Empl. abs. (Estre) bien/mal assené. "(Être) bien ou mal loti dans le domaine sentimental" : N'en ce monde ne fust mie trouvée Dame qui fust si tres bien assenée.x (MACH., L. dames, 1377, 176). Qu'onques dame ne fu née Si bien assenée, Puis qu'il est miens et il m'a. (MACH., Les lays, 1377, 364). Et puis que ad ce s'est accordee Vo gracieuse volenté, Je suis contente en ma pensee. Mon cueur tiens pour bien assené. (LANNOY, WERCHIN, Ball. P., 1404, 362). N'il ne semble ne sage ne sené, Tant se demaine et tant est malmené. Et se clame d'Amours mal assené Et baraté, Et se complaint de sa grant loyauté (CHART., D. Fort., 1412-1413, 184). Dieu mercy, quant me tenés Avoec vous, bien sui assenés. Je ne fuisse pas sy tres liés, Se tous me fust quittiés bailliés Ly mondes, com sui quant vous voy. (Pastor.
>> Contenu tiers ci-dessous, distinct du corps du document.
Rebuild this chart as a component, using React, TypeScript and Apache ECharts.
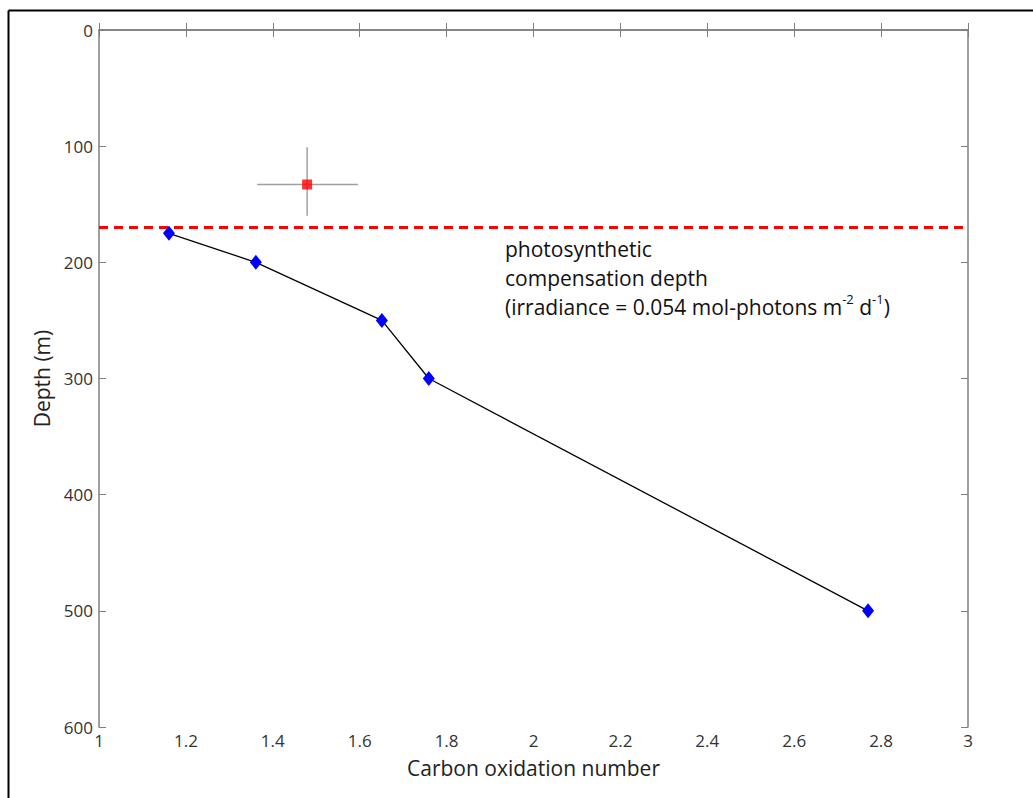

B., c.1422-1425, 232). Tu m'ayderoy bien a chanter. L'espouse se peult bien vanter Qu'elle sera mal assenée. (Myst. st Bern. Menth. L., c.1450, 33). Et je voy que la chevalerie de ce royaume ne tient compte de vous, mais ce proucede pour ce que vous ne vous faittes de rien cremir, servir ne aucunement honnourer, dont m'en tiens a meschante et mal asnee [sic]. (Percef. IV, R., c.1450 [c.1340], 484).

 

-

Estre assené d'une certaine manière. "Avoir telle disposition de caractère" : Dist le duc de Berri : "Ce seroit un beau jeu, Car je sui assenné, si con saint Thomas fu : Ce le chose ne voy, je ne l'ay pas creü." (CUVELIER, Chans. Guescl. F., c.1380-1385, 422).

C. -

Empl. subst. La mal assenee. "Femme mal mariée, femme qui a peu de satisfaction sexuelle avec son mari" : Je dors tousjours sur mon coissin, Et ne foys chose qui agree Gueres a ma malassenee [l. mal assenee], Dont me fait les groings au matin (CH. D'ORLÉANS, Rond. C., 1443-1460, 436). MUNYER. Femme ne sçay de mere née, Qui soit plus aise que vous estes ! FEMME. Je suis bien la malle assenée, Car nuyt ne jour rien ne me faictes. (LA VIGNE, Munyer T., 1496, 197).

REM. Les représentants de sinno- et de assignare (v. assigner) se partagent les mêmes sens par contamination réciproque.